On Monday the Supreme Court refused to hear a challenge to a Chicago suburb’s ban on semiautomatic “assault” weapons. USA Today reports that this keeps similar bans in place from Massachusetts to Hawaii. The high court declined to reconsider two lower courts’ rulings that the ban was constitutional. Justice Antonin Scalia and Justice Clarence Thomas said Monday they would have taken the case.

Gun control advocates were thrilled, saying that it signaled that the majority of justices agree with the lower courts, or at least feel it’s a matter to be left up to state and local governments. Similar bans are on the books in California, New York, New Jersey, Massachusetts, Maryland, Connecticut and Hawaii.

The court denied a petition, backed by the Illinois State Rifle Association, that sought review of the ban on assault weapons and high-capacity magazines in Highland Park.

Lower federal courts have ruled that statutes such as Highland Park’s are not at odds with the Supreme Court’s rulings in 2008 and 2010 permitting handguns to be kept at home for self-defense. Scalia wrote in District of Columbia v. Heller that the court was not upholding “a right to keep and carry any weapon whatsoever in any manner whatsoever and for whatever purpose.”

Thomas wrote a blistering, six-page dissent from the court’s refusal to hear Arie Friedman’s challenge to the gun ban. “Roughly 5 million Americans own AR-style semiautomatic rifles,” Thomas wrote. “The overwhelming majority of citizens who own and use such rifles do so for lawful purposes, including self-defense and target shooting. Under our precedents, that is all that is needed for citizens to have a right under the Second Amendment to keep such weapons.

Gun control proponents praised the justices’ decision. Dan Gross, president of the Brady Campaign to Prevent Gun Violence, said the court “sided with a community that has taken action to protect itself from the type of violence we’ve seen in San Bernardino, on college campuses and in movie theaters.”
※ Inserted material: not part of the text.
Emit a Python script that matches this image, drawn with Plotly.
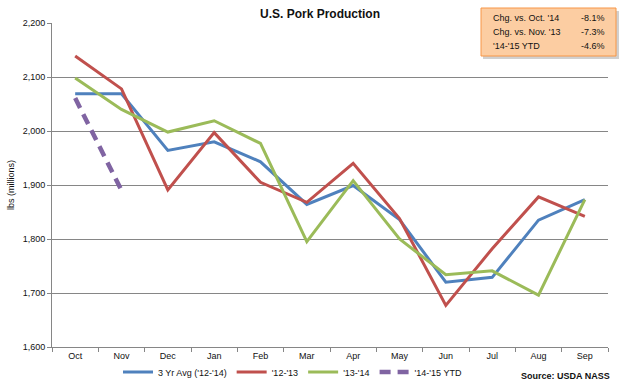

Read the rest of the story here.

Proponents of gun rights expressed hope that the justices would agree to hear a case soon. “It is only a matter of time before the Supreme Court takes a case, sets things straight, and properly subjects this and similar unconstitutional laws to renewed challenge,” said Chuck Michel, president of the California Rifle & Pistol Association.

There’s another petition, asking the justices to consider a Massachusetts ban against citizens possessing stun guns for self-defense, which remains pending before the court.